The full report, ‘Informal Traders Lock Horns with the Formal Milk Industry: The Role of Research in Pro-Poor Dairy Policy Shift in Kenya,’ can be downloaded here.

Listen to Kenya’s Dairy Story
 

Small is Beautiful – The Kenya Dairy Story
Kenyans love their milk. Most of the 3 billion litres consumed there each year is produced by smallholders with a couple of cows, and sold house-to-house by thousands of street hawkers and doorstep milkmen. But this whole milk business was under threat. In the third edition of the One Planet series (on BBC World Service) which is sharing small business success, Susie Emmett discovers how the farmers and traders fought back to keep the milk flowing.


Listen to a recording of the BBC World Service broadcast produced by WRENmedia. (See Note below)


Note: The latest numbers

Some of the numbers quoted in this BBC World Service broadcast ‘Small is beautiful’ have been obtained from much earlier estimates. These figures, however, grossly understate the true size and extent of Kenya’s milk sector. SDP has provided recalculated figures, which more accurately reflect the picture in Kenya today.

1. Smallholder dairy farms recalculates to be 1.8 million (up from 800,000)
The estimated 800,000 smallholder farms has been widely cited for many years, during which time Kenya’s population has grown significantly. SDP recalculates the number of smallholders to be 1.8 million.

2. Milk hawkers recalculated to be 39,650 (up from 30,000)

SDP recalculates the number of small milk vendors in Kenya to be 39,650.

3. Number of dairy cattle recalculated to be 6.7 million (up from 3 million)
There are concerns about the reliability of the official cattle figures for Kenya; no livestock census has been conducted for decades and the methods used to estimate cattle numbers are imprecise. A conservative estimate of the size of the national dairy herd using detailed SDP survey data suggests that there are about 6.7 million dairy cattle (2.7 million high grade and 4 million crosses) owned by 1.8 million rural smallholder farms mainly in the Kenyan Highlands. This projected cattle population is more than twice the officially reported figure of 3 million for the national herds.

4. Total milk produced recalculated to be 4 billion litres per annum (up from 3 billion)
Based on SDP’s recalculated cattle projections above, SDP recalculates total milk production in the rural highlands to be an estimated 4 billion litres per annum.

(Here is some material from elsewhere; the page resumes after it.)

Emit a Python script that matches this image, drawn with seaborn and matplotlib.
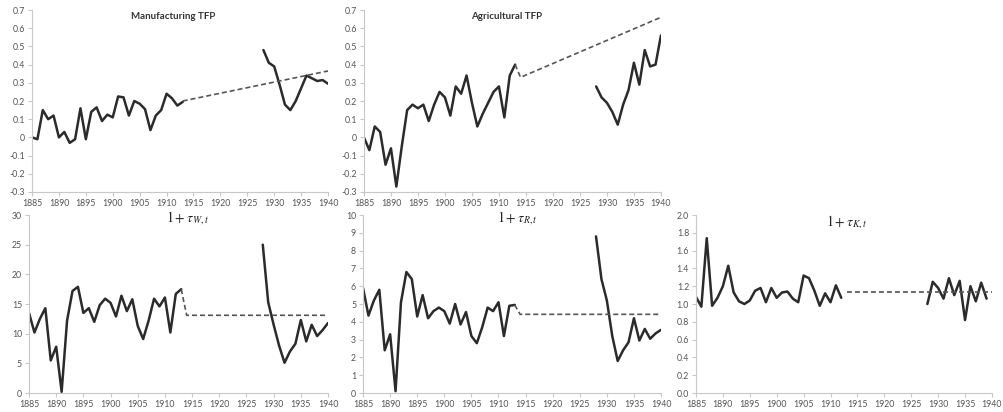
import numpy as np
import pandas as pd
import matplotlib
matplotlib.use("Agg")
import matplotlib.pyplot as plt
import seaborn as sns
from matplotlib.ticker import MultipleLocator, FormatStrFormatter

# years of the two observed periods
years_pre = list(range(1885, 1914))      # 1885-1913
years_post = list(range(1928, 1941))     # 1928-1940
years_pre_k = list(range(1885, 1913))    # 1885-1912
years_post_k = list(range(1928, 1940))   # 1928-1939

# Manufacturing TFP
mfg_pre = [0.0, -0.01, 0.15, 0.10, 0.12, 0.0, 0.03, -0.03, -0.01, 0.16,
           -0.01, 0.14, 0.165, 0.09, 0.125, 0.11, 0.225, 0.22, 0.12, 0.20,
           0.185, 0.155, 0.04, 0.12, 0.15, 0.24, 0.215, 0.175, 0.195]
mfg_post = [0.48, 0.41, 0.39, 0.29, 0.18, 0.15, 0.20, 0.27, 0.34, 0.325,
            0.31, 0.315, 0.295]
mfg_trend_x = [1913, 1940]
mfg_trend_y = [0.20, 0.365]

# Agricultural TFP
agr_pre = [0.0, -0.07, 0.06, 0.03, -0.15, -0.06, -0.27, -0.05, 0.15, 0.18,
           0.16, 0.18, 0.09, 0.18, 0.25, 0.22, 0.12, 0.28, 0.24, 0.34,
           0.19, 0.06, 0.13, 0.19, 0.25, 0.28, 0.11, 0.34, 0.40]
agr_post = [0.28, 0.22, 0.19, 0.14, 0.07, 0.18, 0.26, 0.41, 0.29, 0.48,
            0.39, 0.40, 0.56]
agr_trend_x = [1913, 1914, 1940]
agr_trend_y = [0.40, 0.33, 0.66]

# 1 + tau_W
tw_pre = [13.5, 10.2, 12.5, 14.3, 5.5, 7.8, 0.2, 12.2, 17.2, 17.9,
          13.5, 14.3, 12.0, 14.8, 15.9, 15.2, 12.9, 16.4, 13.8, 15.8,
          11.3, 9.1, 12.2, 15.9, 14.6, 16.1, 10.2, 16.7, 17.5]
tw_post = [25.0, 15.3, 11.5, 8.0, 5.1, 7.0, 8.3, 12.3, 8.7, 11.5,
           9.6, 10.6, 11.8]
tw_trend_x = [1913, 1914, 1940]
tw_trend_y = [17.5, 13.1, 13.1]

# 1 + tau_R
tr_pre = [5.9, 4.35, 5.2, 5.8, 2.4, 3.3, 0.1, 5.1, 6.8, 6.4,
          4.3, 5.5, 4.2, 4.6, 4.8, 4.6, 3.9, 5.0, 3.85, 4.55,
          3.2, 2.8, 3.7, 4.8, 4.6, 5.1, 3.2, 4.9, 4.95]
tr_post = [8.8, 6.4, 5.2, 3.2, 1.8, 2.4, 2.85, 4.2, 2.95, 3.6,
           3.05, 3.35, 3.55]
tr_trend_x = [1913, 1914, 1940]
tr_trend_y = [4.95, 4.42, 4.42]

# 1 + tau_K
tk_pre = [1.08, 0.97, 1.74, 0.98, 1.07, 1.20, 1.43, 1.13, 1.03, 1.00,
          1.04, 1.15, 1.18, 1.02, 1.18, 1.07, 1.13, 1.14, 1.06, 1.02,
          1.32, 1.29, 1.15, 0.98, 1.12, 1.02, 1.21, 1.07]
tk_post = [1.00, 1.25, 1.18, 1.06, 1.29, 1.10, 1.26, 0.82, 1.20, 1.03,
           1.24, 1.06]
tk_trend_x = [1913, 1940]
tk_trend_y = [1.13, 1.13]

sns.set_theme(style="white")
plt.rcParams['font.family'] = ['Lato', 'DejaVu Sans']
plt.rcParams['mathtext.fontset'] = 'stix'

fig = plt.figure(figsize=(10.04, 4.12), dpi=100)

line_kw = dict(color='#2b2b2b', linewidth=1.8)
dash_kw = dict(color='#555555', linewidth=1.2, linestyle=(0, (3, 1.8)))


def panel(rect, pre_x, pre_y, post_x, post_y, tr_x, tr_y, ylim, step, fmt):
    ax = fig.add_axes(rect)
    sns.lineplot(x=pre_x, y=pre_y, ax=ax, **line_kw)
    sns.lineplot(x=post_x, y=post_y, ax=ax, **line_kw)
    sns.lineplot(x=tr_x, y=tr_y, ax=ax, **dash_kw)
    ax.set_xlim(1885, 1940)
    ax.set_ylim(*ylim)
    ax.xaxis.set_major_locator(MultipleLocator(5))
    ax.yaxis.set_major_locator(MultipleLocator(step))
    ax.yaxis.set_major_formatter(fmt)
    for s in ['top', 'right']:
        ax.spines[s].set_visible(False)
    for s in ['left', 'bottom']:
        ax.spines[s].set_color('#c8c8c8')
        ax.spines[s].set_linewidth(0.8)
    ax.tick_params(axis='both', which='major', labelsize=6.3, colors='#c8c8c8',
                   labelcolor='#555555', length=3, width=0.8, direction='out',
                   pad=2, bottom=True, left=True)
    ax.set_xlabel('')
    ax.set_ylabel('')
    return ax


def tfp_fmt(v, pos):
    if abs(v) < 1e-9:
        return '0'
    return f'{v:.1f}'


ax1 = panel([0.0319, 0.534, 0.2948, 0.4417], years_pre, mfg_pre, years_post, mfg_post,
            mfg_trend_x, mfg_trend_y, (-0.3, 0.7), 0.1, plt.FuncFormatter(tfp_fmt))
ax1.text(0.476, 0.965, 'Manufacturing TFP', transform=ax1.transAxes, ha='center',
         va='center', fontsize=7, fontweight='bold', color='#333333')

ax2 = panel([0.3625, 0.534, 0.2958, 0.4417], years_pre, agr_pre, years_post, agr_post,
            agr_trend_x, agr_trend_y, (-0.3, 0.7), 0.1, plt.FuncFormatter(tfp_fmt))
ax2.text(0.48, 0.965, 'Agricultural TFP', transform=ax2.transAxes, ha='center',
         va='center', fontsize=7, fontweight='bold', color='#333333')

ax3 = panel([0.0289, 0.0461, 0.2978, 0.432], years_pre, tw_pre, years_post, tw_post,
            tw_trend_x, tw_trend_y, (0, 30), 5, FormatStrFormatter('%d'))
ax3.text(0.53, 0.985, r'$1+\tau_{W,t}$', transform=ax3.transAxes, ha='center',
         va='center', fontsize=10, color='#222222')

ax4 = panel([0.3616, 0.0461, 0.2968, 0.432], years_pre, tr_pre, years_post, tr_post,
            tr_trend_x, tr_trend_y, (0, 10), 1, FormatStrFormatter('%d'))
ax4.text(0.517, 0.985, r'$1+\tau_{R,t}$', transform=ax4.transAxes, ha='center',
         va='center', fontsize=10, color='#222222')

ax5 = panel([0.6932, 0.0461, 0.2948, 0.432], years_pre_k, tk_pre, years_post_k, tk_post,
            tk_trend_x, tk_trend_y, (0, 2.0), 0.2, FormatStrFormatter('%.1f'))
ax5.text(0.51, 0.96, r'$1+\tau_{K,t}$', transform=ax5.transAxes, ha='center',
         va='center', fontsize=10, color='#222222')

fig.savefig('out.png', dpi=100)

5. Annual consumption of milk recalculated to be 145 litres per person (up from 100 litres)
SDP recalculates annual milk consumption by Kenyans to be 145 litres per person, making Kenyans amongst the highest milk consumers in the developing world. The rural areas have an estimated population of about 14.5 million people. Assuming that the estimated 9.6 million people living in the urban areas mainly depend on milk from the high potential areas, and that 13 percent of production goes to calf feed or spoilage loss, milk availability from the highlands was estimated to be about 145 litres per person per year. Previously, milk consumption in Central and Rift Valley provinces, which are important milk production areas, has been estimated to be between 144 and 152 litres per person per year.